Clark Wissler's main area of research was on Native American cultures. His influence is overlooked because of other anthropologists like Franz Boas and Ruth Benedict. Wissler offered some new theories that were quite different from Boas, who was a leading cultural researcher. One of Wissler's new concepts was the belief in cultural diffusion and that culture was biologically innate in humans. "Wissler also came up with the age-area hypothesis that is a theory that the age of cultural traits may be determined by examining the distribution of these traits throughout the larger area where these traits are present." Wissler's Influence is still felt in anthropology today and he is credited for helping make the fields of cultural anthropology and psychology more scientific with analytical and statistical testing.

==Views on race and eugenics==
Wissler was actively engaged in the American eugenics movement, a movement with the aim of purifying the American population of people with hereditary qualities deemed undesirable. He also was a proponent of a hierarchic racial theory that saw Africans as the lowest and Nordics as the highest rungs. This theory is today considered part and parcel of the early history of scientific racism.

==Personal life==
Wissler married Etta Viola Gebhart of Hagerstown, Indiana on June 14, 1899. Together, they had a son and a daughter, Stanley Gebhart Wissler and Mary Viola Wissler.

==Death==
Wissler died at Doctors Hospital in New York City on August 25, 1947.

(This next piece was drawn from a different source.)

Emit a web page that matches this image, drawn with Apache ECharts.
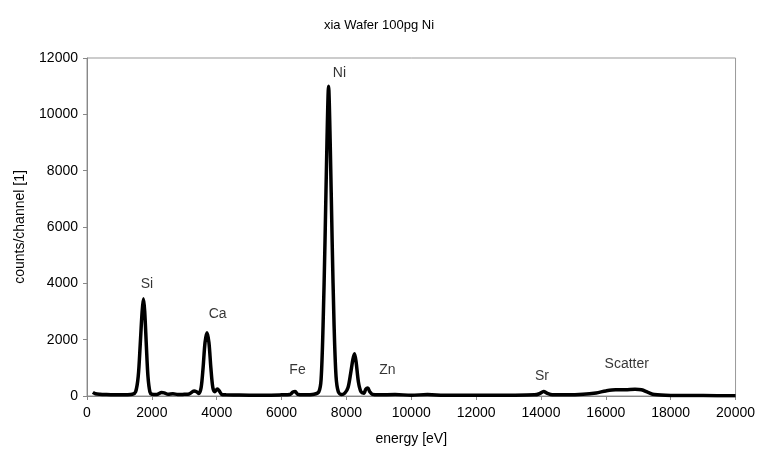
<!DOCTYPE html>
<html>
<head>
<meta charset="utf-8">
<script src="https://cdn.jsdelivr.net/npm/echarts@6/dist/echarts.min.js"></script>
<style>
  html, body { margin: 0; padding: 0; background: #fff; }
  #chart { width: 758px; height: 454px; }
</style>
</head>
<body>
<div id="chart"></div>
<script>
// spectrum (energy in eV, counts per channel)
var energy = [180, 260, 400, 600, 800, 1000, 1200, 1400, 1500, 1580, 1640, 1700, 1740, 1780, 1830, 1880, 1940, 2000,
  2150, 2300, 2380, 2500, 2650, 2800, 3000, 3150, 3300, 3380, 3450, 3520, 3580, 3640, 3700, 3760, 3820, 3880, 3940,
  4020, 4080, 4150, 4300, 4600, 5000, 5500, 6000, 6250, 6350, 6420, 6500, 6700, 7000, 7150, 7220, 7280, 7340, 7400,
  7450, 7500, 7560, 7620, 7680, 7750, 7850, 7950, 8050, 8130, 8200, 8250, 8300, 8370, 8450, 8540, 8600, 8660, 8720,
  8800, 9000, 9500, 10000, 10500, 11000, 12000, 13000, 13800, 13950, 14080, 14200, 14350, 14800, 15300, 15700, 16000,
  16300, 16600, 16900, 17100, 17300, 17500, 18000, 19000, 20000]
var counts = [130, 80, 60, 50, 45, 40, 45, 60, 150, 700, 1800, 3000, 3450, 3000, 1800, 700, 150, 60,
  50, 120, 110, 60, 80, 50, 60, 70, 180, 150, 90, 300, 1000, 1900, 2250, 1900, 1000, 300, 150,
  250, 180, 60, 40, 35, 30, 30, 40, 50, 140, 160, 60, 40, 60, 150, 600, 2500, 5500, 9000,
  11000, 9000, 5500, 2500, 700, 150, 50, 100, 300, 800, 1300, 1500, 1200, 500, 150, 100, 250, 280, 150,
  60, 40, 50, 30, 50, 30, 25, 30, 40, 80, 160, 90, 40, 40, 60, 110, 180,
  220, 220, 240, 220, 130, 50, 20, 15, 10]

// peak annotations
var peakNames = ['Si', 'Ca', 'Ni', 'Fe', 'Zn', 'Sr', 'Scatter']
var peakX = [1846, 4031, 7785, 6492, 9262, 14031, 16646]
var peakY = [3965, 2900, 11455, 912, 912, 700, 1125]

var chart = echarts.init(document.getElementById('chart'))
var font = 'Liberation Sans, Arial, sans-serif'

chart.setOption({
  animation: false,
  textStyle: { fontFamily: font },
  title: {
    text: 'xia Wafer 100pg Ni',
    left: 'center',
    top: 14,
    textStyle: { fontSize: 13, fontWeight: 'normal', color: '#000', fontFamily: font }
  },
  grid: {
    left: 87,
    right: 21,
    top: 58,
    bottom: 58,
    show: true,
    borderColor: '#999',
    borderWidth: 1
  },
  xAxis: {
    type: 'value',
    min: 0,
    max: 20000,
    interval: 2000,
    name: 'energy [eV]',
    nameLocation: 'middle',
    nameGap: 36,
    nameTextStyle: { fontSize: 14, color: '#000' },
    axisLine: { lineStyle: { color: '#888' } },
    axisTick: { show: true, length: 4, lineStyle: { color: '#888' } },
    axisLabel: { fontSize: 14, color: '#000', margin: 10, formatter: function (v) { return String(v) } },
    splitLine: { show: false }
  },
  yAxis: {
    type: 'value',
    min: 0,
    max: 12000,
    interval: 2000,
    name: 'counts/channel [1]',
    nameLocation: 'middle',
    nameGap: 60,
    nameTextStyle: { fontSize: 14, color: '#000' },
    axisLine: { show: true, lineStyle: { color: '#888' } },
    axisTick: { show: true, length: 4, lineStyle: { color: '#888' } },
    axisLabel: { fontSize: 14, color: '#000', margin: 9, formatter: function (v) { return String(v) } },
    splitLine: { show: false }
  },
  series: [
    {
      type: 'line',
      data: energy.map(function (e, i) { return [e, counts[i]] }),
      smooth: 0.3,
      showSymbol: false,
      lineStyle: { color: '#000', width: 3.5 }
    },
    {
      type: 'scatter',
      symbolSize: 0,
      silent: true,
      data: peakNames.map(function (n, i) { return { name: n, value: [peakX[i], peakY[i]] } }),
      label: {
        show: true,
        position: 'inside',
        formatter: '{b}',
        fontSize: 14,
        color: '#000'
      }
    }
  ]
})
</script>
</body>
</html>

==Selected books and articles==
- Anthropological Papers of the American Museum of Natural History, Volume XI, Part 1 (Clark Wissler). 1913
- The American Indian (Clark Wissler). 1917. Oxford University Press, New York.
- North American Indians of the Plains (Clark Wissler). 1920. Smithsonian Institution, New York.
- Making Mankind (Clark Wissler, Fay Cooper Cole, William M. McGovern, et al.). 1929. D. Van Nostrand Company
- Star Legends (Clark Wissler). 1936. The American Museum of Natural History.
- Indian Cavalcade or Life on the Old-Time Indian Reservations (Clark Wissler). 1938. Sheridan House.
- Indian Costumes in the United States: A Guide to the Study of the Collections in the Museum (Clark Wissler).
- Man and Culture (Clark Wissler). 1940. Norwood Editions.
- Indians of the United States: Four Centuries of Their History and Culture (Clark Wissler). 1941. Doubleday and Company.
- A Blackfoot Source Book: Papers (Clark Wissler, David Hurst Thomas). 1986, Garland Pub.